>> start

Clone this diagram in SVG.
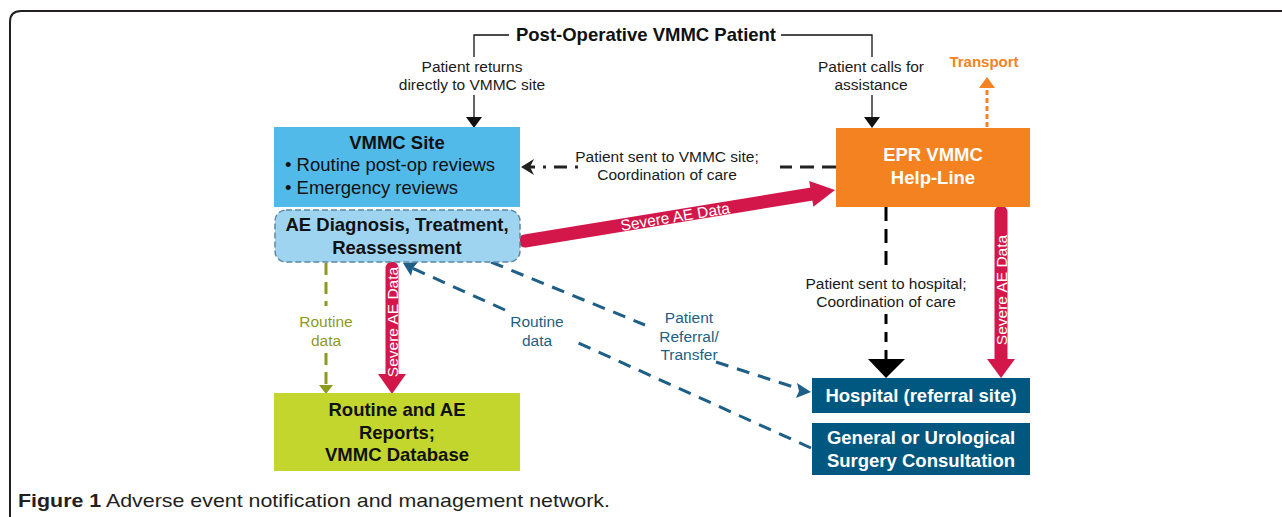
<svg xmlns="http://www.w3.org/2000/svg" width="1282" height="517" viewBox="0 0 1282 517">
<style>
text{font-family:"Liberation Sans",Arial,sans-serif}
.lbl{font-size:15.5px;fill:#1a1a1a;text-anchor:middle}
.nb{font-size:18.5px;font-weight:bold;fill:#111;text-anchor:middle}
.nw{font-size:18.5px;font-weight:bold;fill:#fff;text-anchor:middle}
.blue{fill:#1d5f86}
.olive{fill:#8c9a1f}
.wt{font-size:15.5px;fill:#fff;text-anchor:middle}
</style>
<rect width="1282" height="517" fill="#fff"/>
<!-- outer frame -->
<path d="M10,520 V22 Q10,11 21,11 H1290" fill="none" stroke="#231f20" stroke-width="2"/>

<g id="connectors">
  <!-- top bracket -->
  <g stroke="#111" stroke-width="1.3" fill="none">
    <polyline points="509,35 474,35 474,57"/>
    <polyline points="781,35 872,35 872,57"/>
    <line x1="474" y1="95" x2="474" y2="119"/>
    <line x1="872" y1="95" x2="872" y2="119"/>
  </g>
  <polygon points="466,117 482,117 474,128" fill="#111"/>
  <polygon points="864,117 880,117 872,128" fill="#111"/>

  <!-- transport dotted -->
  <line x1="987" y1="127" x2="987" y2="87" stroke="#f58220" stroke-width="3" stroke-dasharray="5,3"/>
  <polygon points="979,88 995,88 987,77" fill="#f58220"/>

  <!-- EPR to VMMC site dashed -->
  <g stroke="#222" stroke-width="3" fill="none">
    <line x1="836" y1="167" x2="780" y2="167" stroke-dasharray="14,8"/>
    <line x1="578" y1="167" x2="530" y2="167" stroke-dasharray="3,8,13,8"/>
  </g>
  <polygon points="521,167 534,159 530,167 534,175" fill="#222"/>

  <!-- EPR to hospital dashed -->
  <g stroke="#000" stroke-width="3" fill="none">
    <line x1="886" y1="207" x2="886" y2="268" stroke-dasharray="14,8"/>
    <line x1="886" y1="314" x2="886" y2="360" stroke-dasharray="10,8"/>
  </g>
  <polygon points="868,359 905,359 886,378" fill="#000"/>

  <!-- olive routine data -->
  <g stroke="#8c9a1f" stroke-width="3" fill="none">
    <line x1="326" y1="263" x2="326" y2="306" stroke-dasharray="12,7"/>
    <line x1="326" y1="353" x2="326" y2="386" stroke-dasharray="12,7"/>
  </g>
  <polygon points="319,385 333,385 326,394" fill="#8c9a1f"/>

  <!-- blue dashed: referral -->
  <line x1="491" y1="262" x2="645" y2="325" stroke="#1d5f86" stroke-width="3" stroke-dasharray="13,9"/>
  <line x1="716" y1="362" x2="803" y2="390" stroke="#1d5f86" stroke-width="3" stroke-dasharray="13,9"/>
  <polygon points="811,392 796,398 799,391 797,383" fill="#1d5f86"/>

  <!-- blue dashed: routine data (General -> AE) -->
  <line x1="811" y1="448" x2="574" y2="341" stroke="#1d5f86" stroke-width="3" stroke-dasharray="13,9"/>
  <line x1="505" y1="310" x2="412" y2="268" stroke="#1d5f86" stroke-width="3" stroke-dasharray="13,9"/>
  <polygon points="403,263 418,262 413,268 411,276" fill="#1d5f86"/>

  <!-- red diagonal -->
  <line x1="525" y1="241" x2="812" y2="194" stroke="#d4174b" stroke-width="13" stroke-linecap="round"/>
  <polygon points="835,190 813.4,206.7 809.2,181.1" fill="#d4174b"/>
  <text class="wt" transform="translate(676,222) rotate(-9.3)">Severe AE Data</text>

  <!-- red vertical AE -> reports -->
  <line x1="392" y1="268" x2="392" y2="375" stroke="#d4174b" stroke-width="13" stroke-linecap="round"/>
  <polygon points="378,374 406,374 392,394" fill="#d4174b"/>
  <text class="wt" transform="translate(397.5,322) rotate(-90)">Severe AE Data</text>

  <!-- red vertical EPR -> hospital -->
  <line x1="1001" y1="212" x2="1001" y2="360" stroke="#d4174b" stroke-width="13" stroke-linecap="round"/>
  <polygon points="987,359 1015,359 1001,378" fill="#d4174b"/>
  <text class="wt" transform="translate(1006.5,290) rotate(-90)">Severe AE Data</text>

  <!-- connector labels -->
  <text class="lbl" x="472" y="72">Patient returns</text>
  <text class="lbl" x="472" y="90">directly to VMMC site</text>
  <text class="lbl" x="871" y="72">Patient calls for</text>
  <text class="lbl" x="871" y="90">assistance</text>
  <text class="lbl" x="667" y="162">Patient sent to VMMC site;</text>
  <text class="lbl" x="667" y="180">Coordination of care</text>
  <text class="lbl" x="886" y="289">Patient sent to hospital;</text>
  <text class="lbl" x="886" y="307">Coordination of care</text>
  <text class="lbl olive" x="326" y="327">Routine</text>
  <text class="lbl olive" x="326" y="346">data</text>
  <text class="lbl blue" x="537" y="327">Routine</text>
  <text class="lbl blue" x="537" y="346">data</text>
  <text class="lbl blue" x="689" y="323">Patient</text>
  <text class="lbl blue" x="689" y="342">Referral/</text>
  <text class="lbl blue" x="689" y="360">Transfer</text>
  <text x="984" y="67" style="font-size:15px;font-weight:bold;fill:#f58220;text-anchor:middle">Transport</text>
</g>

<g id="title">
  <text class="nb" x="646" y="41">Post-Operative VMMC Patient</text>
</g>

<g id="vmmc-site">
  <rect x="274" y="127" width="246" height="80" fill="#52bae9"/>
  <text class="nb" x="397" y="149">VMMC Site</text>
  <text x="285" y="171" style="font-size:18.5px;fill:#111">• Routine post-op reviews</text>
  <text x="285" y="194" style="font-size:18.5px;fill:#111">• Emergency reviews</text>
</g>

<g id="ae-diagnosis">
  <rect x="275" y="210" width="245" height="52" rx="11" fill="#9fd4f1" stroke="#5b88a6" stroke-width="1.5" stroke-dasharray="6,3"/>
  <text class="nb" x="397" y="231">AE Diagnosis, Treatment,</text>
  <text class="nb" x="397" y="254">Reassessment</text>
</g>

<g id="reports">
  <rect x="274" y="393" width="246" height="78" fill="#c2d62e"/>
  <text class="nb" x="397" y="416">Routine and AE</text>
  <text class="nb" x="397" y="439">Reports;</text>
  <text class="nb" x="397" y="461">VMMC Database</text>
</g>

<g id="epr-helpline">
  <rect x="836" y="128" width="194" height="79" fill="#f58220"/>
  <text class="nw" x="933" y="161">EPR VMMC</text>
  <text class="nw" x="933" y="184">Help-Line</text>
</g>

<g id="hospital">
  <rect x="812" y="378" width="218" height="35" fill="#00577f"/>
  <text class="nw" x="921" y="402">Hospital (referral site)</text>
</g>

<g id="surgery">
  <rect x="812" y="423" width="218" height="52" fill="#00577f"/>
  <text class="nw" x="921" y="444">General or Urological</text>
  <text class="nw" x="921" y="467">Surgery Consultation</text>
</g>

<g id="caption">
  <text x="18" y="507" textLength="592" lengthAdjust="spacingAndGlyphs" style="font-size:19px;fill:#231f20"><tspan font-weight="bold">Figure 1</tspan> Adverse event notification and management network.</text>
</g>
</svg>
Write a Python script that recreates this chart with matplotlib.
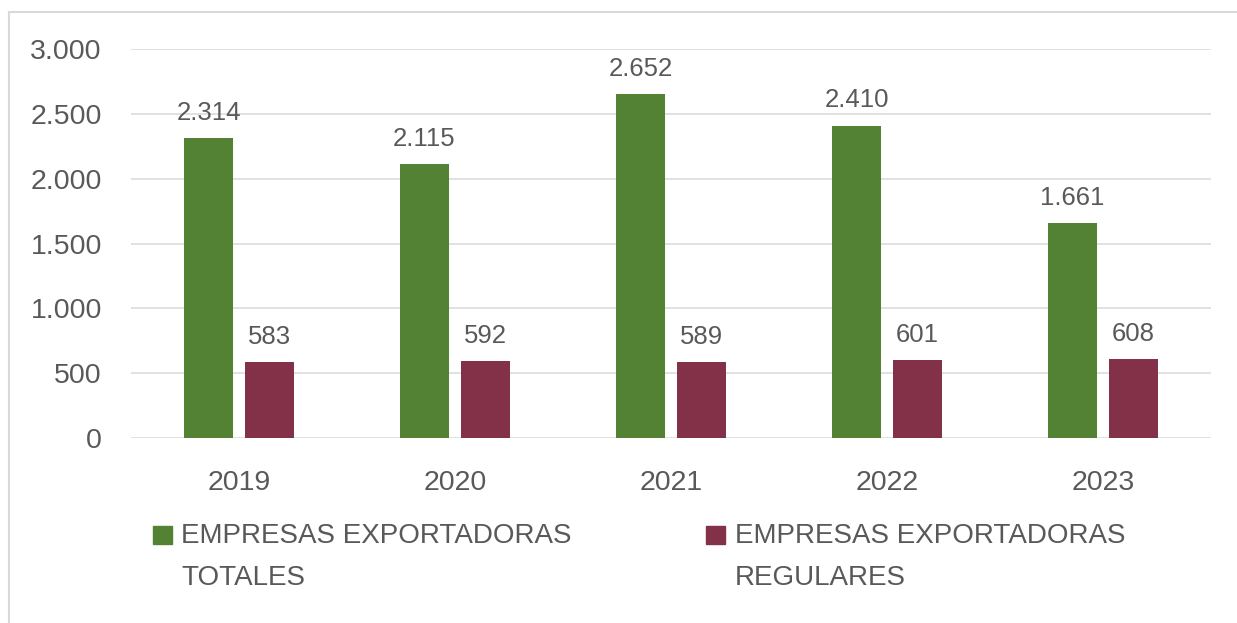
import numpy as np
import matplotlib
matplotlib.use("Agg")
import matplotlib.pyplot as plt
import matplotlib.patches as ptchs
from matplotlib.lines import Line2D

########### DATA ###########
YEARS = ["2019", "2020", "2021", "2022", "2023"]
TOTALES = [2314, 2115, 2652, 2410, 1661]
REGULARES = [583, 592, 589, 601, 608]
SERIES_NAMES = ["EMPRESAS EXPORTADORAS\nTOTALES", "EMPRESAS EXPORTADORAS\nREGULARES"]
COLORS = ["#548235", "#833049"]
Y_TICKS = [0, 500, 1000, 1500, 2000, 2500, 3000]
############################

W, H = 1237, 623
TEXT = "#595959"
GRID = "#D9D9D9"

plt.rcParams['font.family'] = ['Liberation Sans', 'DejaVu Sans']

fig = plt.figure(figsize=(W / 100, H / 100), dpi=100)
ax = fig.add_axes([131 / W, 1 - 438 / H, 1080 / W, 389 / H])


def fmt(v):
    return f"{v:,}".replace(",", ".")


x = np.arange(len(YEARS))
bw = 0.227
off = 0.141
for vals, col, sign in [(TOTALES, COLORS[0], -1), (REGULARES, COLORS[1], 1)]:
    bars = ax.bar(x + sign * off, vals, width=bw, color=col, zorder=3)
    for b, v in zip(bars, vals):
        ax.annotate(fmt(v), (b.get_x() + b.get_width() / 2, v), xytext=(0, 13),
                    textcoords="offset points", ha="center", va="baseline",
                    fontsize=18.5, color=TEXT)

ax.set_xlim(-0.5, len(YEARS) - 0.5)
ax.set_ylim(0, 3000)
ax.set_yticks(Y_TICKS)
ax.set_yticklabels([fmt(t) for t in Y_TICKS])
ax.set_xticks(x)
ax.set_xticklabels(YEARS)
ax.tick_params(axis="y", length=0, pad=21, labelsize=20.5, labelcolor=TEXT)
ax.tick_params(axis="x", length=0, pad=23, labelsize=20.5, labelcolor=TEXT)
ax.grid(axis="y", color=GRID, linewidth=1.1, zorder=0)
for s in ax.spines.values():
    s.set_visible(False)

# legend drawn by hand to match the placement
sq_x = [153, 706]
txt_x = [181, 735]
for i in range(2):
    fig.patches.append(ptchs.Rectangle((sq_x[i] / W, 1 - 544 / H), 19 / W, 18 / H,
                                       transform=fig.transFigure, color=COLORS[i]))
    fig.text(txt_x[i] / W, 1 - 585 / H, SERIES_NAMES[i], ha="left", va="baseline",
             fontsize=20, color=TEXT, linespacing=1.78)

# chart border (top and left visible)
fig.lines.append(Line2D([9 / W, 1.0], [1 - 11.5 / H, 1 - 11.5 / H],
                        transform=fig.transFigure, color=GRID, linewidth=1.5))
fig.lines.append(Line2D([9 / W, 9 / W], [0, 1 - 11.5 / H],
                        transform=fig.transFigure, color=GRID, linewidth=1.5))

fig.savefig("out.png", dpi=100)
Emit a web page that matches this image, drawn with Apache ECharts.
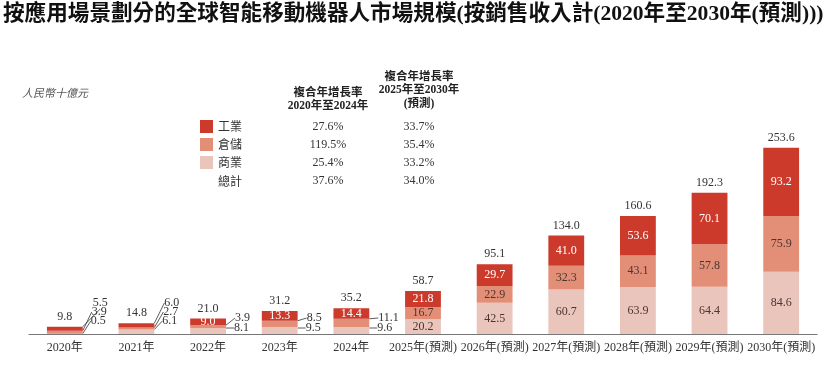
<!DOCTYPE html>
<html><head><meta charset="utf-8">
<script src="https://cdn.jsdelivr.net/npm/echarts@6/dist/echarts.min.js"></script>
<style>html,body{margin:0;padding:0;background:#fff}#c{width:830px;height:371px}</style>
</head><body><div id="c"></div>
<script>
const categories = ['2020年','2021年','2022年','2023年','2024年','2025年(預測)','2026年(預測)','2027年(預測)','2028年(預測)','2029年(預測)','2030年(預測)'];
const industrial = [5.5, 6.0, 9.0, 13.3, 14.4, 21.8, 29.7, 41.0, 53.6, 70.1, 93.2];
const warehouse  = [3.9, 2.7, 3.9, 8.5, 11.1, 16.7, 22.9, 32.3, 43.1, 57.8, 75.9];
const commercial = [0.5, 6.1, 8.1, 9.5, 9.6, 20.2, 42.5, 60.7, 63.9, 64.4, 84.6];
const totals     = [9.8, 14.8, 21.0, 31.2, 35.2, 58.7, 95.1, 134.0, 160.6, 192.3, 253.6];
const seriesNames = ['工業','倉儲','商業'];
const rowNames = ['工業','倉儲','商業','總計'];
const cagr2020to2024 = ['27.6%','119.5%','25.4%','37.6%'];
const cagr2025to2030 = ['33.7%','35.4%','33.2%','34.0%'];
const unitLabel = '人民幣十億元';

const SERIF = "'Liberation Serif','Noto Sans CJK TC',serif";
const colors = ['#CC3A2B','#E38E77','#EAC5BC'];
const chart = echarts.init(document.getElementById('c'));
const gridBottom = 37;

// callout config: last index that uses leader line, and vertical offsets above baseline
const calloutUntil = [1, 4, 4];
const offsetsThree = [31, 22, 13];
const offsetsTwo = [null, 16, 6];
const dxs = [10, 9, 8];

function buildData(values, s) {
  return values.map((v, i) => i <= calloutUntil[s]
    ? { value: v, label: { color: '#333' }, labelLine: { show: true, lineStyle: { color: '#333', width: 0.8 } } }
    : v);
}
function makeLayout(s) {
  return function (p) {
    const i = p.dataIndex;
    if (i > calloutUntil[s]) return {};
    const base = chart.getHeight() - gridBottom;
    const off = i <= 1 ? offsetsThree[s] : offsetsTwo[s];
    const r = p.rect;
    const lx = r.x + r.width + dxs[s];
    const ly = base - off;
    return {
      x: lx, y: ly, align: 'left', verticalAlign: 'middle',
      labelLinePoints: [[r.x + r.width - 3, r.y + r.height / 2], [lx - 1.5, ly + 4], [lx - 1, ly + 4]]
    };
  };
}

const barSeries = seriesNames.map((n, s) => ({
  name: n, type: 'bar', stack: 'all', barWidth: '50%',
  data: buildData([industrial, warehouse, commercial][s], s),
  itemStyle: { color: colors[s] },
  label: {
    show: true, position: 'inside', fontFamily: SERIF, fontSize: 12,
    color: s === 0 ? '#fff' : '#4a3530',
    formatter: p => Number(p.value).toFixed(1)
  },
  labelLayout: makeLayout(s),
  z: 3 - s
})).reverse();

const graphics = [];
graphics.push({ type: 'text', left: 22, top: 87, style: { text: unitLabel, font: "italic 11px 'Noto Sans CJK TC'", fill: '#555' } });
const col1 = 328, col2 = 419;
const hdrFont = "bold 11.5px 'Liberation Serif','Noto Sans CJK TC'";
[['複合年增長率', 93], ['2020年至2024年', 106]].forEach(([t, y]) =>
  graphics.push({ type: 'text', x: col1, y: y, style: { text: t, font: hdrFont, fill: '#222', textAlign: 'center', textVerticalAlign: 'middle' } }));
[['複合年增長率', 77], ['2025年至2030年', 90], ['(預測)', 104]].forEach(([t, y]) =>
  graphics.push({ type: 'text', x: col2, y: y, style: { text: t, font: hdrFont, fill: '#222', textAlign: 'center', textVerticalAlign: 'middle' } }));
const rowY = [127, 145, 163, 181];
rowNames.forEach((n, k) => {
  if (k === 3) graphics.push({ type: 'text', x: 218, y: rowY[k], style: { text: n, font: "12px 'Noto Sans CJK TC'", fill: '#333', textVerticalAlign: 'middle' } });
  graphics.push({ type: 'text', x: col1, y: rowY[k], style: { text: cagr2020to2024[k], font: "12px " + SERIF, fill: '#333', textAlign: 'center', textVerticalAlign: 'middle' } });
  graphics.push({ type: 'text', x: col2, y: rowY[k], style: { text: cagr2025to2030[k], font: "12px " + SERIF, fill: '#333', textAlign: 'center', textVerticalAlign: 'middle' } });
});

chart.setOption({
  animation: false,
  title: {
    text: '按應用場景劃分的全球智能移動機器人市場規模(按銷售收入計(2020年至2030年(預測)))',
    left: 3, top: 4, padding: 0,
    textStyle: { fontFamily: SERIF, fontSize: 21.6, fontWeight: 'bold', color: '#111' }
  },
  legend: {
    data: seriesNames, orient: 'vertical', left: 200, top: 120, padding: 0,
    itemWidth: 13, itemHeight: 13, itemGap: 5, icon: 'rect',
    textStyle: { fontFamily: "'Noto Sans CJK TC'", fontSize: 12, color: '#333', lineHeight: 13 }
  },
  graphic: graphics,
  grid: { left: 29, right: 13, top: 143, bottom: gridBottom },
  xAxis: {
    type: 'category', data: categories,
    axisLine: { lineStyle: { color: '#777', width: 1.2 } },
    axisTick: { show: false },
    axisLabel: { fontFamily: SERIF, fontSize: 12, color: '#333', margin: 8, interval: 0 }
  },
  yAxis: { type: 'value', min: 0, max: 260, show: false, splitLine: { show: false } },
  series: barSeries.concat([{
    name: '總計', type: 'bar', barWidth: '50%', barGap: '-100%',
    data: totals, itemStyle: { color: 'transparent' }, silent: true,
    label: { show: true, position: 'top', distance: 4, fontFamily: SERIF, fontSize: 12, color: '#333', formatter: p => p.value.toFixed(1) },
    z: 1
  }])
});
</script></body></html>
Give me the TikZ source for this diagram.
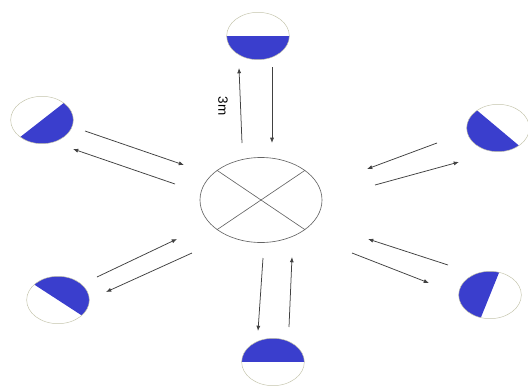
\documentclass[tikz,border=0pt]{standalone}
\usepackage{fontspec}
\setmainfont{Liberation Sans}
\usetikzlibrary{arrows.meta,shapes.geometric}
\definecolor{tankblue}{RGB}{58,62,205}
\definecolor{rimgray}{RGB}{195,195,170}
\definecolor{hubgray}{RGB}{100,100,100}
\definecolor{arrgray}{RGB}{65,65,65}

\begin{document}
\begin{tikzpicture}[x=0.03cm, y=-0.03cm,
    tank/.style={ellipse, draw=rimgray, thin, minimum width=1.88cm, minimum height=1.42cm, inner sep=0pt,
                 path picture={\fill[tankblue] (path picture bounding box.center) ++(#1+90:1.5cm)
                               -- ++(#1:1.5cm) -- ++(#1-90:3cm) -- ++(#1+180:1.5cm) -- cycle;}},
    hub/.style={ellipse, draw=hubgray, line width=0.55pt, minimum width=3.66cm, minimum height=2.55cm, inner sep=0pt},
    arr/.style={-{Latex[length=4.5pt,width=3.5pt]}, draw=arrgray, line width=0.65pt}
]
\useasboundingbox (0,0) rectangle (528,387);

\node[hub] (hub) at (261,200) {};
\draw[hubgray, line width=0.55pt] (hub.146) -- (hub.-34);
\draw[hubgray, line width=0.55pt] (hub.34) -- (hub.214);

\node[tank=-90]  (tN)  at (258,36)  {};
\node[tank=-52]  (tNW) at (42,120)  {};
\node[tank=-130] (tNE) at (498,128) {};
\node[tank=57]   (tSW) at (58,300)  {};
\node[tank=158]  (tSE) at (490,295) {};
\node[tank=90]   (tS)  at (273,362) {};

\node[rotate=-90, font=\fontsize{11.5}{13}\selectfont] (dist) at (223,106) {3m};

\coordinate (nOutA) at (242,143); \coordinate (nOutB) at (239,68);
\coordinate (nInA)  at (272,67);  \coordinate (nInB)  at (272,143);
\coordinate (nwInA)  at (85,131);  \coordinate (nwInB)  at (184,165);
\coordinate (nwOutA) at (175,184); \coordinate (nwOutB) at (73,149);
\coordinate (neInA)  at (437,143); \coordinate (neInB)  at (367,169);
\coordinate (neOutA) at (375,185); \coordinate (neOutB) at (459,162);
\coordinate (swInA)  at (97,277);  \coordinate (swInB)  at (177,239);
\coordinate (swOutA) at (192,253); \coordinate (swOutB) at (106,292);
\coordinate (seInA)  at (448,265); \coordinate (seInB)  at (368,239);
\coordinate (seOutA) at (352,253); \coordinate (seOutB) at (429,283);
\coordinate (sOutA) at (263,258); \coordinate (sOutB) at (258,331);
\coordinate (sInA)  at (289,327); \coordinate (sInB)  at (292,257);

\draw[arr] (nOutA) -- (nOutB);
\draw[arr] (nInA) -- (nInB);
\draw[arr] (nwInA) -- (nwInB);
\draw[arr] (nwOutA) -- (nwOutB);
\draw[arr] (neInA) -- (neInB);
\draw[arr] (neOutA) -- (neOutB);
\draw[arr] (swInA) -- (swInB);
\draw[arr] (swOutA) -- (swOutB);
\draw[arr] (seInA) -- (seInB);
\draw[arr] (seOutA) -- (seOutB);
\draw[arr] (sOutA) -- (sOutB);
\draw[arr] (sInA) -- (sInB);
\end{tikzpicture}
\end{document}
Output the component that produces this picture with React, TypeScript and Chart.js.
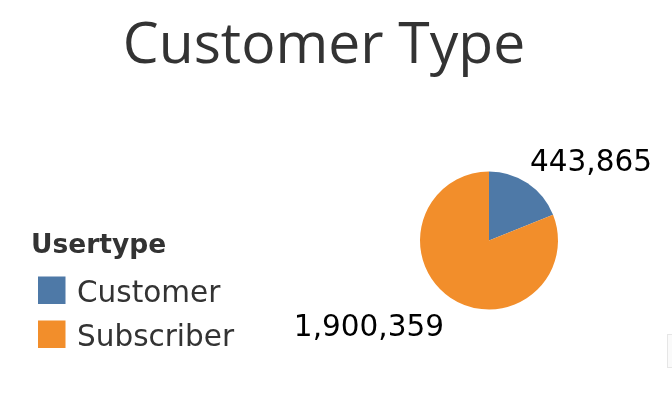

>> end

| WHAT TO PRODUCE |
Determine the number of lines containing "drawn". Write only that number.

| RESPONSE BELOW |
2